* What you are asked to do:
Restate the opening lines of the material below word for word, stopping after the line that contains "(q1b) circle (0.7pt);".

* Recorded data:
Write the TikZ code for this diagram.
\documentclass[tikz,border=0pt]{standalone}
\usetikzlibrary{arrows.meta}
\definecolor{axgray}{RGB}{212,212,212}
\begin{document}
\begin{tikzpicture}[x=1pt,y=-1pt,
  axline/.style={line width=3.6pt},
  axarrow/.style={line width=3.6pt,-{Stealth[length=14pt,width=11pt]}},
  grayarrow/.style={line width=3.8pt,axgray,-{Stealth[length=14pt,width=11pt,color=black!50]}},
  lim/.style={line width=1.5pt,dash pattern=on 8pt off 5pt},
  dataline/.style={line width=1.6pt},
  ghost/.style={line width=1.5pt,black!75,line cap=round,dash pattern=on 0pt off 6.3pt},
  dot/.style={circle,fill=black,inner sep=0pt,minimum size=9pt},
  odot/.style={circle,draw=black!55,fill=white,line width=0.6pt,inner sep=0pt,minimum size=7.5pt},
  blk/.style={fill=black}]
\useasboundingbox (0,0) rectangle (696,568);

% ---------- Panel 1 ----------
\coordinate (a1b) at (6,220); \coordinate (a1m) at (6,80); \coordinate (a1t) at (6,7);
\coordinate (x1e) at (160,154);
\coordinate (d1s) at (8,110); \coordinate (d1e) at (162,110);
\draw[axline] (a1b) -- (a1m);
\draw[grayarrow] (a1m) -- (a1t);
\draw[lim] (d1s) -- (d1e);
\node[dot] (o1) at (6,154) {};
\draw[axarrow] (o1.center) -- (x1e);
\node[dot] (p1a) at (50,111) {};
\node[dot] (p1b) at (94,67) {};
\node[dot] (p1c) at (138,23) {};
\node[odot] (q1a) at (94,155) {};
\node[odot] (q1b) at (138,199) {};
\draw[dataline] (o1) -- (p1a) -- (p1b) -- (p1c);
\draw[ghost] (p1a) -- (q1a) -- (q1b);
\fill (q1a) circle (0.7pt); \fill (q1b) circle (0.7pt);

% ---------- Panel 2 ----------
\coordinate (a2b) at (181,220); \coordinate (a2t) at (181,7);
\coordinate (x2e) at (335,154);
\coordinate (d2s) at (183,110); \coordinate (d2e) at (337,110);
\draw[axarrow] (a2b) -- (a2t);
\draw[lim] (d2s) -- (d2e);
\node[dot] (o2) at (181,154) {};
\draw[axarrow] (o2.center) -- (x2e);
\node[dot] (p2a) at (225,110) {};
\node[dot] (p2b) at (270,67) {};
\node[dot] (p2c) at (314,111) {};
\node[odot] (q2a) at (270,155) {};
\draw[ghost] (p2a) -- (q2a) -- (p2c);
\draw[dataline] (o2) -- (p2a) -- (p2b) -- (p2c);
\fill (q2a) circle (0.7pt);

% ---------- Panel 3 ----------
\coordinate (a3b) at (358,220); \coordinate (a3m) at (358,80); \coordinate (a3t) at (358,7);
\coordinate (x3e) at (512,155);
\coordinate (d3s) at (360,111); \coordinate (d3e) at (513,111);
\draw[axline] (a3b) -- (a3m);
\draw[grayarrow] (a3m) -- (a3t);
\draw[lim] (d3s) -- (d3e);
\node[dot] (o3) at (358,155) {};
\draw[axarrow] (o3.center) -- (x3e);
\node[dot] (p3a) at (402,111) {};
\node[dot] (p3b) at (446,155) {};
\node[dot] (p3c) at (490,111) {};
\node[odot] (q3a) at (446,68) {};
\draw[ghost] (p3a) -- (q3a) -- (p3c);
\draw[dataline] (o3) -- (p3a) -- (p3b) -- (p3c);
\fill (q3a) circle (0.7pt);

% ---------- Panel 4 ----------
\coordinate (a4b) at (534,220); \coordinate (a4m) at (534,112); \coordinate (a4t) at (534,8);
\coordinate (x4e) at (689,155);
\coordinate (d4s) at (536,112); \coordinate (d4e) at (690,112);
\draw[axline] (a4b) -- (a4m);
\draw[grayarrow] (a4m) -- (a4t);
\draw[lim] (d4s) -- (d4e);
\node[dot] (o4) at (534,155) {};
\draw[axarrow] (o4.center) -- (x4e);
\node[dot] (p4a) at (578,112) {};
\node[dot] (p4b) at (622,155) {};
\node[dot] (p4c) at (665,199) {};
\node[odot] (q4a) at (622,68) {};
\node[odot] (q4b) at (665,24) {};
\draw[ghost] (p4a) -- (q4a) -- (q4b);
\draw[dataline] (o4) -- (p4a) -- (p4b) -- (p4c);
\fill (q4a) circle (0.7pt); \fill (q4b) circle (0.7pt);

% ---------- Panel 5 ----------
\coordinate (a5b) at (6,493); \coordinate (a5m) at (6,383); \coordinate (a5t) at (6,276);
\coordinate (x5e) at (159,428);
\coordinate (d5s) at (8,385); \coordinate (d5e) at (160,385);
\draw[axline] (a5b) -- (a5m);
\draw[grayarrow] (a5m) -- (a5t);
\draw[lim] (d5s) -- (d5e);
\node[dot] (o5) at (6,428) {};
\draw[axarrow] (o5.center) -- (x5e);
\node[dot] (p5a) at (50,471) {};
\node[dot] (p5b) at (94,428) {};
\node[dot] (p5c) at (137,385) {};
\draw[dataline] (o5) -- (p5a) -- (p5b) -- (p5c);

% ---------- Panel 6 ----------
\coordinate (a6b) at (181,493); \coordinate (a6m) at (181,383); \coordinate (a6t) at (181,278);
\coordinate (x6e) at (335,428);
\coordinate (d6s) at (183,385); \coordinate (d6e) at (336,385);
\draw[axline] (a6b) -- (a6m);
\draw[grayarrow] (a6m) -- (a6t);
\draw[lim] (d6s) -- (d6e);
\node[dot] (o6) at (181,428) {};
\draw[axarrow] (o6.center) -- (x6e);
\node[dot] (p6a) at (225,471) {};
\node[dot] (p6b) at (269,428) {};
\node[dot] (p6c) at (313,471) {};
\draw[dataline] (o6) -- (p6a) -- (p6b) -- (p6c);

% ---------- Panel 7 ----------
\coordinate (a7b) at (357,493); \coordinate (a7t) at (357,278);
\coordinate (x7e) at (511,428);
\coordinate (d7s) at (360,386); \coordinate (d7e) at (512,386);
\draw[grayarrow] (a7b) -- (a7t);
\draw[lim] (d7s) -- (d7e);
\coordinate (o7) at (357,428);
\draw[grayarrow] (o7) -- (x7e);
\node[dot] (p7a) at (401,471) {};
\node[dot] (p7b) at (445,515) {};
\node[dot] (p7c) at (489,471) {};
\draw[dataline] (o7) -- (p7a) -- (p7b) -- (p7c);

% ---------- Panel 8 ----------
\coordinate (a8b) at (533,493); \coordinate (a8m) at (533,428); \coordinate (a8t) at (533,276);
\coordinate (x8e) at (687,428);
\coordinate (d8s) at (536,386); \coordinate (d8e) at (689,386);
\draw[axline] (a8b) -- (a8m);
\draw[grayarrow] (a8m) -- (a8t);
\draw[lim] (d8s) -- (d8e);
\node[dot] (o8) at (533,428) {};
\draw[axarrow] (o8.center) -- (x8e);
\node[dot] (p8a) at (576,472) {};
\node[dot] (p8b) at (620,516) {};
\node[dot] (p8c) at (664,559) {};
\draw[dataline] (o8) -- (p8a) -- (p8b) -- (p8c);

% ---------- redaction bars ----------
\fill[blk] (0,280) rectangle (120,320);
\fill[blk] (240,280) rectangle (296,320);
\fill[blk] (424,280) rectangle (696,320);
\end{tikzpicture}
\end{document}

* Response to the task:
Write the TikZ code for this diagram.
\documentclass[tikz,border=0pt]{standalone}
\usetikzlibrary{arrows.meta}
\definecolor{axgray}{RGB}{212,212,212}
\begin{document}
\begin{tikzpicture}[x=1pt,y=-1pt,
  axline/.style={line width=3.6pt},
  axarrow/.style={line width=3.6pt,-{Stealth[length=14pt,width=11pt]}},
  grayarrow/.style={line width=3.8pt,axgray,-{Stealth[length=14pt,width=11pt,color=black!50]}},
  lim/.style={line width=1.5pt,dash pattern=on 8pt off 5pt},
  dataline/.style={line width=1.6pt},
  ghost/.style={line width=1.5pt,black!75,line cap=round,dash pattern=on 0pt off 6.3pt},
  dot/.style={circle,fill=black,inner sep=0pt,minimum size=9pt},
  odot/.style={circle,draw=black!55,fill=white,line width=0.6pt,inner sep=0pt,minimum size=7.5pt},
  blk/.style={fill=black}]
\useasboundingbox (0,0) rectangle (696,568);

% ---------- Panel 1 ----------
\coordinate (a1b) at (6,220); \coordinate (a1m) at (6,80); \coordinate (a1t) at (6,7);
\coordinate (x1e) at (160,154);
\coordinate (d1s) at (8,110); \coordinate (d1e) at (162,110);
\draw[axline] (a1b) -- (a1m);
\draw[grayarrow] (a1m) -- (a1t);
\draw[lim] (d1s) -- (d1e);
\node[dot] (o1) at (6,154) {};
\draw[axarrow] (o1.center) -- (x1e);
\node[dot] (p1a) at (50,111) {};
\node[dot] (p1b) at (94,67) {};
\node[dot] (p1c) at (138,23) {};
\node[odot] (q1a) at (94,155) {};
\node[odot] (q1b) at (138,199) {};
\draw[dataline] (o1) -- (p1a) -- (p1b) -- (p1c);
\draw[ghost] (p1a) -- (q1a) -- (q1b);
\fill (q1a) circle (0.7pt); \fill (q1b) circle (0.7pt);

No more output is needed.